Poco o nada hemos aprendido en este salto al vacío que ha sido el pasar página sin memoria y sin relato. O tal vez nos equivocamos, solo ha habido un relato. El silencio hacia las víctimas y el recuerdo solo se ha quedado en la orilla de las lágrimas de quiénes verdaderamente han sufrido en carne propia el desgarro y el dolor de una tragedia que debería ser o haber sido siempre inhumana, pero desafortunadamente fue muy humana con sus punzones de muerte, disparo y tragedia.

Han pasado muchos años, pero no podemos olvidar. Han muerto muchos cientos de inocentes, en nombre de la nada, de la vaciedad mezquina de la nada de los verdugos y los cómplices que jaleaban y aplaudían y llenaban las calles con sus vociferios de miedo y terror en llamas de autobuses.

A medida que pasan los años, todo se diluye, todo se confunde en la niebla de los recuerdos. Es la condición del ser humano y la fragilidad de la mente, que no de la memoria, cuya capacidad abarcadora escapa casi al cálculo humano y que solo empleamos muy marginalmente. Al lado del olvido está el perdón. Muchos dicen que son incompatibles, que perdón y olvido no se abrazan, o incluso que sin olvido no puede haber un verdadero perdón. Más allá está el odio, los sentimientos en general, el rencor y un largo etcétera no solo lingüístico y metafórico, en cuanto real a la esencia misma del ser.

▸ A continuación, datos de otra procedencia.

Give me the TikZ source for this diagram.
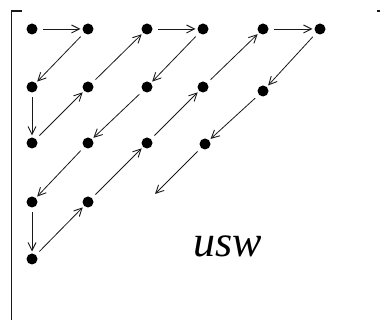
\documentclass[tikz,border=0pt]{standalone}
\usepackage{fontspec}
\setmainfont{Liberation Serif}
\usetikzlibrary{arrows.meta}
\begin{document}
\begin{tikzpicture}[x=1pt,y=-1pt,
  dot/.style={circle,fill=black,inner sep=0pt,minimum size=11pt,outer sep=0pt},
  arr/.style={draw=black!90,line width=0.8pt,-{Straight Barb[length=8pt,width=8pt,line width=0.9pt]},shorten <=5pt,shorten >=2pt},
  frame/.style={line width=1.1pt,black!90}]
\useasboundingbox (0,0) rectangle (380,320);
\draw[frame] (11.5,320) -- (11.5,11) -- (22,11);
\draw[frame] (377,11) -- (380,11);
\node[dot] (a11) at (32,29) {};
\node[dot] (a12) at (88,29) {};
\node[dot] (a13) at (147,29) {};
\node[dot] (a14) at (203,29) {};
\node[dot] (a15) at (263,29) {};
\node[dot] (a16) at (320,29) {};
\node[dot] (a21) at (32,87) {};
\node[dot] (a22) at (88,87) {};
\node[dot] (a23) at (147,87) {};
\node[dot] (a24) at (203,87) {};
\node[dot] (a25) at (263,91) {};
\node[dot] (a31) at (32,143) {};
\node[dot] (a32) at (88,143) {};
\node[dot] (a33) at (147,143) {};
\node[dot] (a34) at (205,144) {};
\node[dot] (a41) at (32,202) {};
\node[dot] (a42) at (88,202) {};
\node[dot] (a51) at (32,259) {};
\coordinate (e) at (155,194);
\draw[arr] (a11) -- (a12);
\draw[arr] (a12) -- (a21);
\draw[arr] (a21) -- (a31);
\draw[arr] (a31) -- (a22);
\draw[arr] (a22) -- (a13);
\draw[arr] (a13) -- (a14);
\draw[arr] (a14) -- (a23);
\draw[arr] (a23) -- (a32);
\draw[arr] (a32) -- (a41);
\draw[arr] (a41) -- (a51);
\draw[arr] (a51) -- (a42);
\draw[arr] (a42) -- (a33);
\draw[arr] (a33) -- (a24);
\draw[arr] (a24) -- (a15);
\draw[arr] (a15) -- (a16);
\draw[arr] (a16) -- (a25);
\draw[arr] (a25) -- (a34);
\draw[arr,shorten >=0pt] (a34) -- (e);
\node[anchor=base west,inner sep=0pt,font=\fontsize{44}{44}\selectfont\itshape] (t) at (193,257) {usw};
\end{tikzpicture}
\end{document}
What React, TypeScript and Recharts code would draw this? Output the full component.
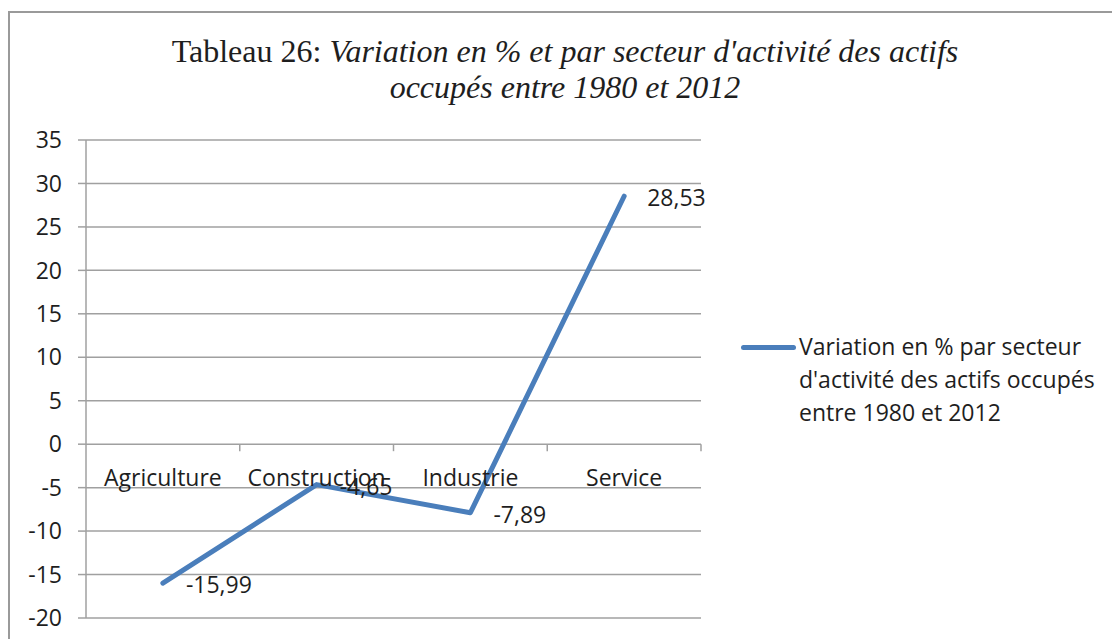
import React from 'react';
import { LineChart, Line, XAxis, YAxis, CartesianGrid, LabelList, ReferenceDot } from 'recharts';

const categories = ['Agriculture', 'Construction', 'Industrie', 'Service'];
const values = [-15.99, -4.65, -7.89, 28.53];
const yTicks = [-20, -15, -10, -5, 0, 5, 10, 15, 20, 25, 30, 35];
const titlePrefix = 'Tableau 26: ';
const titleItalic1 = "Variation en % et par secteur d'activité des actifs";
const titleItalic2 = 'occupés entre 1980 et 2012';
const legendLabel = "Variation en % par secteur d'activité des actifs occupés entre 1980 et 2012";

const data = categories.map((name, i) => ({ name, pos: i + 0.5, value: values[i] }));
const boundaries = categories.map((_, i) => i + 1);

const LINE_COLOR = '#4a7ebb';
const GRID = '#a0a0a0';
const TEXT = '#1e1e1e';
const FONT = '"Open Sans", sans-serif';
const FS = 23;

const fmt = (v: number) => String(v).replace('.', ',');

const DataLabel = (props: any) => {
  const { x, y, value } = props;
  return (
    <text x={x + 23} y={y + 10} fill={TEXT} fontFamily={FONT} fontSize={FS}>
      {fmt(value)}
    </text>
  );
};

export default function App() {
  return (
    <div style={{ position: 'absolute', left: 0, top: 0, width: 1112, height: 639, background: '#fff', overflow: 'hidden' }}>
      <div style={{ position: 'absolute', left: 8, top: 11, width: 1200, height: 700, border: '2px solid #9a9a9a', boxSizing: 'border-box' }} />
      <div style={{ position: 'absolute', left: 0, top: 33, width: 1130, textAlign: 'center', fontFamily: '"Liberation Serif", serif', fontSize: 32, lineHeight: '36px', color: TEXT }}>
        <div>{titlePrefix}<i>{titleItalic1}</i></div>
        <div><i>{titleItalic2}</i></div>
      </div>
      <div style={{ position: 'absolute', left: 0, top: 0 }}>
        <LineChart width={1112} height={639} data={data} margin={{ top: 140, right: 411, bottom: 21, left: 0 }}>
          <CartesianGrid vertical={false} stroke={GRID} strokeWidth={1.5} />
          <XAxis dataKey="pos" type="number" domain={[0, 4]} hide />
          <YAxis
            domain={[-20, 35]}
            ticks={yTicks}
            width={86}
            interval={0}
            tickSize={8}
            tickMargin={16}
            axisLine={{ stroke: GRID, strokeWidth: 1.5 }}
            tickLine={{ stroke: GRID, strokeWidth: 1.5 }}
            tick={{ fill: TEXT, fontFamily: FONT, fontSize: FS }}
            tickFormatter={(v: number) => String(v)}
          />
          {boundaries.map((b) => (
            <ReferenceDot
              key={'b' + b}
              x={b}
              y={0}
              r={0}
              ifOverflow="visible"
              shape={(p: any) => <line x1={p.cx} y1={p.cy} x2={p.cx} y2={p.cy + 7} stroke={GRID} strokeWidth={1.5} />}
            />
          ))}
          {data.map((d) => (
            <ReferenceDot
              key={d.name}
              x={d.pos}
              y={0}
              r={0}
              ifOverflow="visible"
              shape={(p: any) => (
                <text x={p.cx} y={p.cy + 42} textAnchor="middle" fill={TEXT} fontFamily={FONT} fontSize={FS}>
                  {d.name}
                </text>
              )}
            />
          ))}
          <Line
            type="linear"
            dataKey="value"
            stroke={LINE_COLOR}
            strokeWidth={5}
            strokeLinecap="round"
            strokeLinejoin="round"
            dot={false}
            activeDot={false}
            isAnimationActive={false}
          >
            <LabelList dataKey="value" content={DataLabel} />
          </Line>
        </LineChart>
      </div>
      <div style={{ position: 'absolute', left: 741, top: 330, display: 'flex', alignItems: 'flex-start' }}>
        <div style={{ width: 55, height: 5, background: LINE_COLOR, borderRadius: 3, marginTop: 15, marginRight: 3 }} />
        <div style={{ width: 300, fontFamily: FONT, fontSize: FS, lineHeight: '33px', color: TEXT }}>{legendLabel}</div>
      </div>
    </div>
  );
}
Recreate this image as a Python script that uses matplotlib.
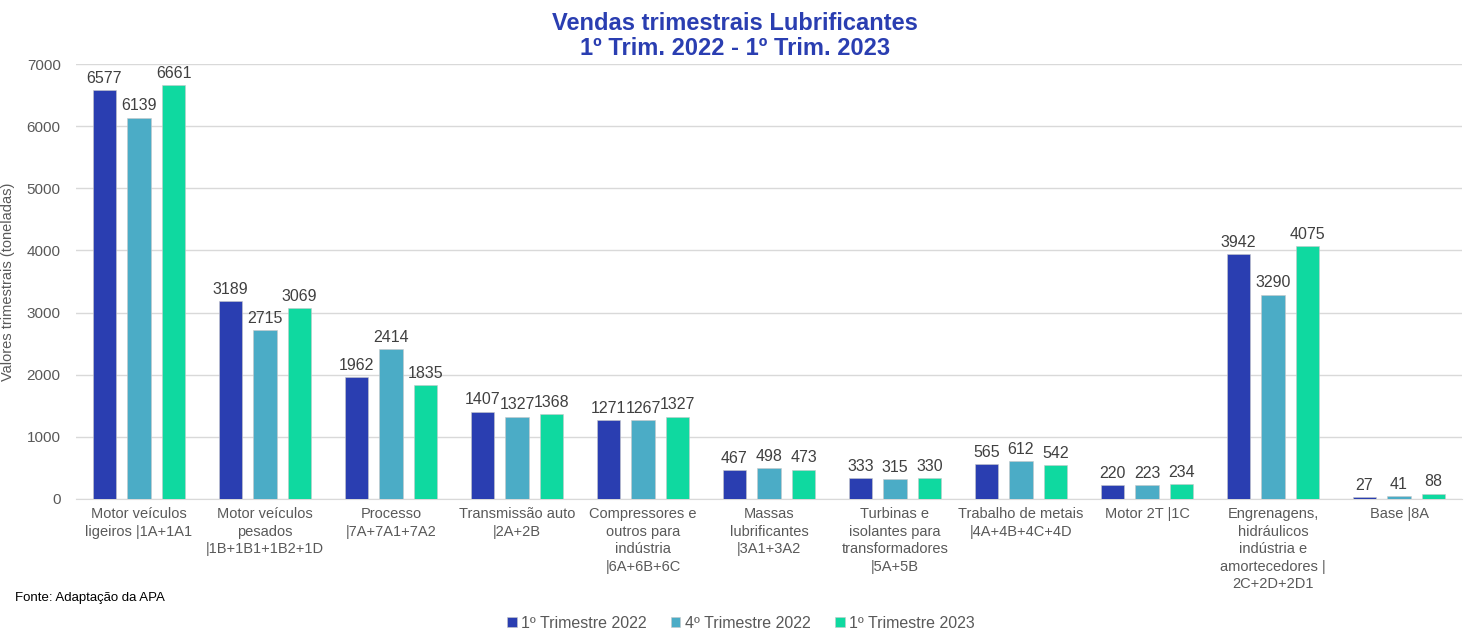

No olvidéis ni cambiéis el relato. Ya no tengáis miedo, ya no disparan; pero quieren cambiar la historia. Fueron derrotados, todavía no han pedido perdón. Siguen distinguiendo entre unas víctimas y otras. Algunos lloraron una vez aquel maldito «uno de los nuestros», pero los muertos eran todos nuestros. Son cientos de familias rotas; porque las lágrimas se quedaron en las familias: en padres, hijos y nietos asesinados. Fueron casi 850 muertos, vilmente asesinados. Dos veces, primero con el tiro en la nuca o el coche bomba, la ráfaga, luego con el olvido y la amnesia de una sociedad anestesiada. No permitamos una tercera, cambiando un relato. La verdad, la que han sentido en sus carnes quienes sintieron el terror de cerca, quienes conocieron el desgarro que provoca la muerte, el arrodillamiento, el silencio cobarde, cuando no cómplice.

Es tanto el daño y el dolor traspasado que te inmuniza frente a aquellos cachorros hoy ya adultos y padres de familia que un día cogieron las armas del odio y la ira, de la vergüenza y la ideología funesta. Porque eso es lo que es una ideología que mata, que asesina, que secuestra, que chantajea. La hidra sangrienta es pasado, pero no olvido. Hay espacio para el perdón. Para la reconciliación, pero no para cambiar la historia dramática. Algunos etarras sí sentirán arrepentimiento. Otros no. Como sus acólitos que les jaleaban en las calles con aquel miserable «Eta, mátalos» o «devuélvenos la bala» con que se aterrorizó a los familiares de las víctimas. Perdón sí, olvido, jamás. Ese día volveríamos a morir.

Abel Veiga Copoes Decano de Derecho de ICADE.